May 03, 2006 20:53
i know noone really reads this, but its okay, i just have so much stuff going on in my head i need somewhere to put it.
basically this past month has been a rollercoaster..from feeling shitty/my everyday okay-ness to feeling on top of the world to hitting the bottom of the barrel. and obviously you can probably guess why- i met a boy.
in the beginning before our first date and even after i told myself that i wasn't going to let myself get hooked and get attached..that i was just going to go with the flow. my problem is that i like the chase- if a boy likes me but still does his own thing..i like that. but if a boy likes me and calls/texts/IM's me nonstop..even though thats a sign that hes reeeeally into you- i push them away. its like a psychological thing or something.
anyway, this past weekend there was a party at the same house the last party was at where i met him. we get there- me and him talk for a little bit..whatever. then me/nicole/maria start funneling beers and he was holding it for me and whatnot then his phone rang and he disapeared. as time went on...more people start showing up (girls..) now honestly, i have the lowest self esteem whatsoever but these girls made me feel like i was fucking gorgeous. anyway, later on i see a girl sitting on his lap- and him rubbing her back. i lost it. i started BAWLING. hysterical crying over some guy ive been "dating" i guess you can say. some guy ive been staying up til 3am everynight when i have class at 8:30. then i peak the corner again and see him talking to some girl and him give her his number...and i lost it even more..ok so elapsed time of my crying thus far: 3 1/2 hrs. then i go outside to try and calm down..and then someone said to his sister "where is he" and shes like.."oh in the basement i think" my heart sunk..i went to turn he corner and there he is- walking up the stairs with some UGLY bitch behind him.

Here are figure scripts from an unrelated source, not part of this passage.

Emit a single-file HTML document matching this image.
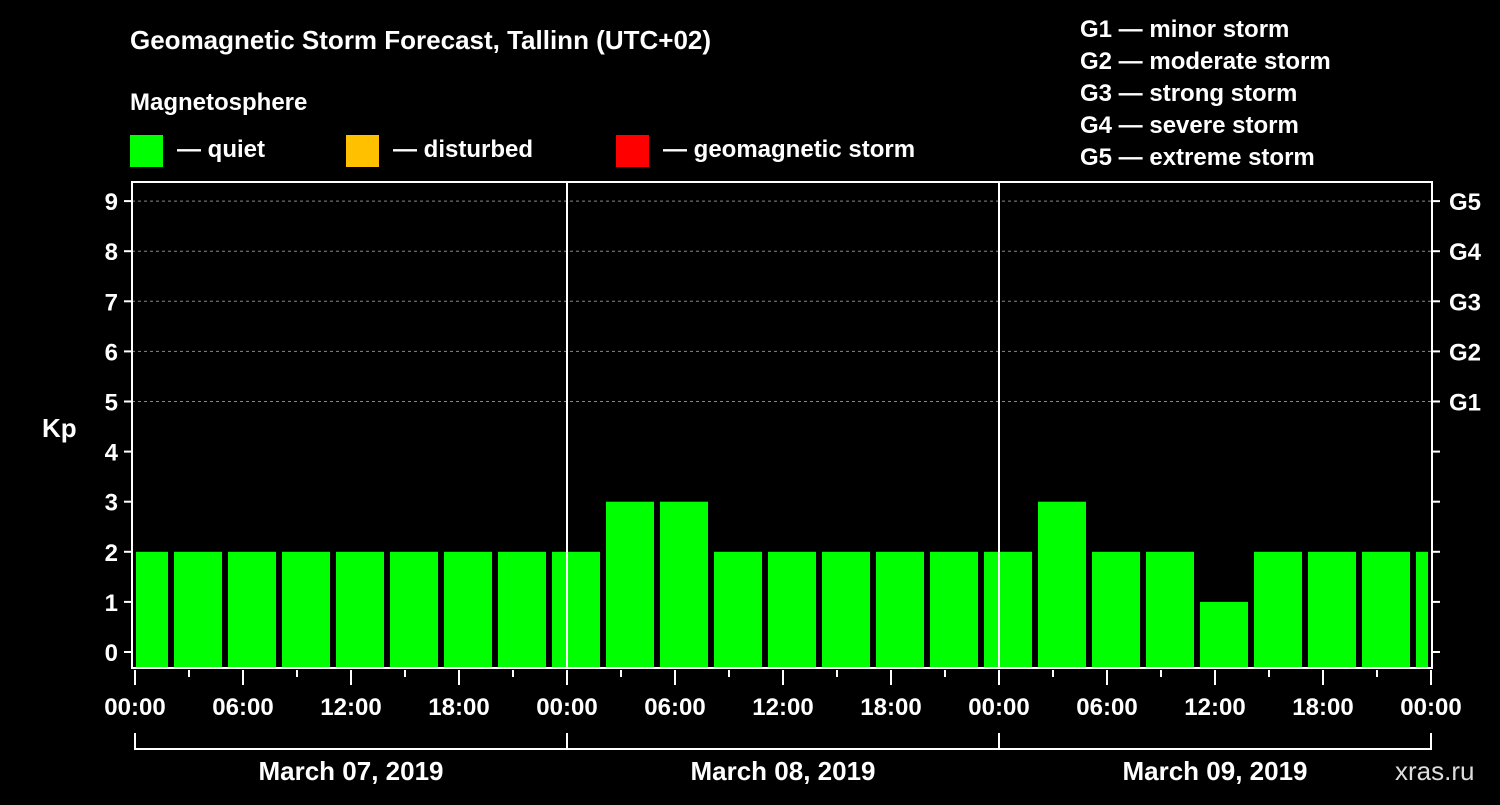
<!DOCTYPE html>
<html><head><meta charset="utf-8"><style>
body{margin:0;background:#000;width:1500px;height:800px;overflow:hidden}
svg text{font-family:"Liberation Sans",sans-serif;font-weight:bold;fill:#fff}
</style></head><body>
<svg id="c" width="1500" height="800">
<text x="130" y="49" font-size="26">Geomagnetic Storm Forecast, Tallinn (UTC+02)</text>
<text x="130" y="110" font-size="24">Magnetosphere</text>
<rect x="130" y="135" width="33" height="32" fill="#00ff00"/>
<text x="177" y="157" font-size="24">— quiet</text>
<rect x="346" y="135" width="33" height="32" fill="#ffc000"/>
<text x="393" y="157" font-size="24">— disturbed</text>
<rect x="616" y="135" width="33" height="32" fill="#ff0000"/>
<text x="663" y="157" font-size="24">— geomagnetic storm</text>
<g font-size="24">
<text x="1080" y="37">G1 — minor storm</text>
<text x="1080" y="69">G2 — moderate storm</text>
<text x="1080" y="101">G3 — strong storm</text>
<text x="1080" y="133">G4 — severe storm</text>
<text x="1080" y="165">G5 — extreme storm</text>
</g>
<text x="42" y="437" font-size="26">Kp</text>
<text x="1395" y="780" font-size="26" fill="#fff" style="font-weight:normal;fill:#ddd">xras.ru</text>
<g id="g"></g>
</svg>
<script>
const kpValues=[2,2,2,2,2,2,2,2,2,3,3,2,2,2,2,2,2,3,2,2,1,2,2,2,2];
const dayLabels=["March 07, 2019","March 08, 2019","March 09, 2019"];
const hourLabels=["00:00","06:00","12:00","18:00"];
const gLabels=["G1","G2","G3","G4","G5"];
const NS="http://www.w3.org/2000/svg",g=document.getElementById('g');
const x0=135,pxH=18,y=v=>652-v*50.1,L=132,R=1432,T=182,B=668;
const X=h=>x0+h*pxH;
function mk(t,a,txt){const e=document.createElementNS(NS,t);for(const k in a)e.setAttribute(k,a[k]);if(txt!==undefined)e.textContent=txt;g.appendChild(e);return e;}
// grid
for(let v=5;v<=9;v++){const e=mk('line',{x1:L,x2:R,y1:y(v),y2:y(v),stroke:'#888','stroke-dasharray':'3,3','stroke-width':1});

}
// bars
kpValues.forEach((v,i)=>{const c=X(0.5+3*i);let a=Math.max(c-24,L+4),b=Math.min(c+24,R-4);
const col=v>=5?'#ff0000':v>=4?'#ffc000':'#00ff00';
const e=mk('rect',{x:a,y:y(v),width:b-a,height:B-y(v),fill:col});

});
// day separators
for(let d=1;d<3;d++){const e=mk('line',{x1:X(24*d),x2:X(24*d),y1:T,y2:B,stroke:'#fff','stroke-width':2});

}
// frame
const f=mk('rect',{x:L,y:T,width:R-L,height:B-T,fill:'none',stroke:'#fff','stroke-width':2});


// y ticks
for(let v=0;v<=9;v++){mk('line',{x1:L-8,x2:L,y1:y(v),y2:y(v),stroke:'#fff','stroke-width':2});
mk('line',{x1:R,x2:R+8,y1:y(v),y2:y(v),stroke:'#fff','stroke-width':2});
const t=mk('text',{x:L-14,y:y(v)+9,'font-size':24,'text-anchor':'end'},v);

}
gLabels.forEach((s,i)=>{const t=mk('text',{x:1449,y:y(5+i)+9,'font-size':24},s);

});
// x ticks
for(let h=0;h<=72;h+=3){const maj=h%6==0;mk('line',{x1:X(h),x2:X(h),y1:B+2,y2:B+(maj?17:9),stroke:'#fff','stroke-width':2});
if(maj&&h%24==0||h%6==0){const t=mk('text',{x:X(h),y:715,'font-size':24,'text-anchor':'middle'},hourLabels[(h%24)/6]);

}}
// day brackets
dayLabels.forEach((s,d)=>{const a=X(24*d),b=X(24*(d+1));
mk('path',{d:`M${a} 733V749H${b}V733`,fill:'none',stroke:'#fff','stroke-width':2});
const t=mk('text',{x:(a+b)/2,y:780,'font-size':26,'text-anchor':'middle'},s);

});
</script>
</body></html>
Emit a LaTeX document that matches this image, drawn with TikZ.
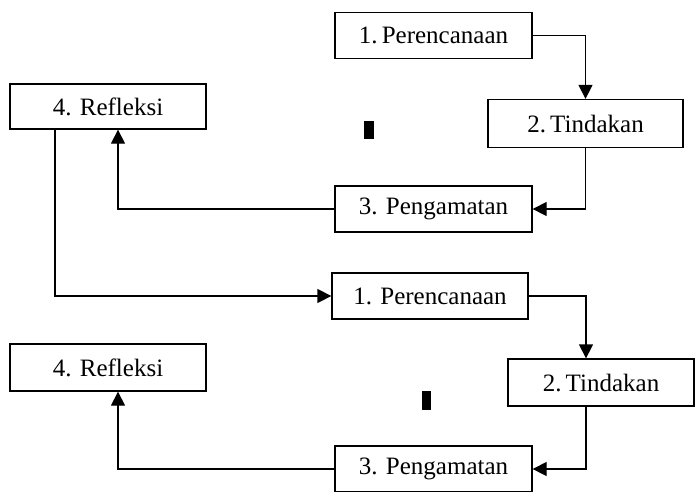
\documentclass[tikz,border=0pt]{standalone}
\usepackage{fontspec}
\setmainfont{Liberation Serif}
\usetikzlibrary{arrows.meta}
\tikzset{
  stage/.style={draw, line width=1.3pt, inner sep=0pt, font=\fontsize{25}{29}\selectfont},
  flow/.style={line width=1.3pt, -{Triangle[width=14pt,length=14pt]}}
}
\begin{document}
\begin{tikzpicture}[x=1pt,y=-1pt]
      \useasboundingbox (0,0) rectangle (695,491);
      % first cycle
      \node[stage, minimum width=197pt, minimum height=46pt] (p1) at (433.5,35.5) {1.\,Perencanaan};
      \node[stage, minimum width=195pt, minimum height=48pt] (t1) at (585.5,123.5) {2.\,Tindakan};
      \node[stage, minimum width=196pt, minimum height=45pt] (r1) at (108,106.5) {4. Refleksi};
      \node[stage, minimum width=197pt, minimum height=46pt] (g1) at (433.5,209) {3. Pengamatan};
      % second cycle
      \node[stage, minimum width=196pt, minimum height=46pt] (p2) at (430,296) {1. Perencanaan};
      \node[stage, minimum width=186pt, minimum height=47pt] (t2) at (601,382.5) {2.\,Tindakan};
      \node[stage, minimum width=196pt, minimum height=47pt] (r2) at (108,367.5) {4. Refleksi};
      \node[stage, minimum width=197pt, minimum height=46pt] (g2) at (433.5,469) {3. Pengamatan};
      \fill (364,121) rectangle (374,139);
      \fill (422,391) rectangle (431,410);
      \begin{scope}[flow]
        \draw (p1.east) -| (t1.north);
        \draw (t1.south) |- (g1.east);
        \draw (g1.west) -| ([xshift=10pt]r1.south);
        \draw ([xshift=-53pt]r1.south) |- (p2.west);
        \draw (p2.east) -| ([xshift=-15pt]t2.north);
        \draw ([xshift=-15pt]t2.south) |- (g2.east);
        \draw (g2.west) -| ([xshift=10pt]r2.south);
      \end{scope}
    \end{tikzpicture}
\end{document}
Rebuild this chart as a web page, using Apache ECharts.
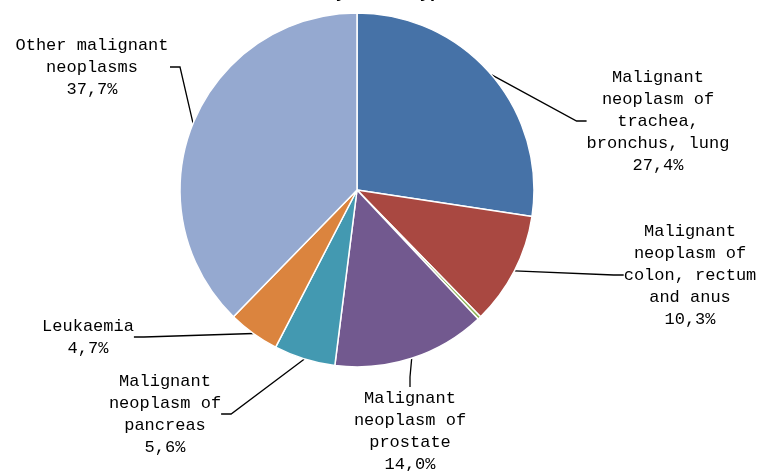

maria and billy were the only ones who stayed with me every minute the whole entire time..and i would do the same for both of them, maria has my heart and so does billy- their amazing friends.
total elapsed crying time the entire night- 11pm-4am. around 4ish i go in the living room and there he is sitting by himself reading a guitar magazine. and i sit next to him on the other couch and we end up holding hands. now the whole time all my friends knew why i was crying- and i think he knew he did something wrong.. and i basically told him i wasnt crying because of him and hes like "ok good i was hoping it wasnt cause of me"
i really really like him.
and it crushes me.
esp because hes dating this hidious creature thing. "iMa SkA pRiNCeSz" or something. i showed my mom her picture and she said it was because she had boobs..and andrew said "she doesnt take hot car pictures like you do- she takes dumpster pictures" i dont know where he comes up with these things but now its to the point where im pulling the all time highschool girl favorite- WHAT DOES SHE HAVE THAT I DONT HAVE?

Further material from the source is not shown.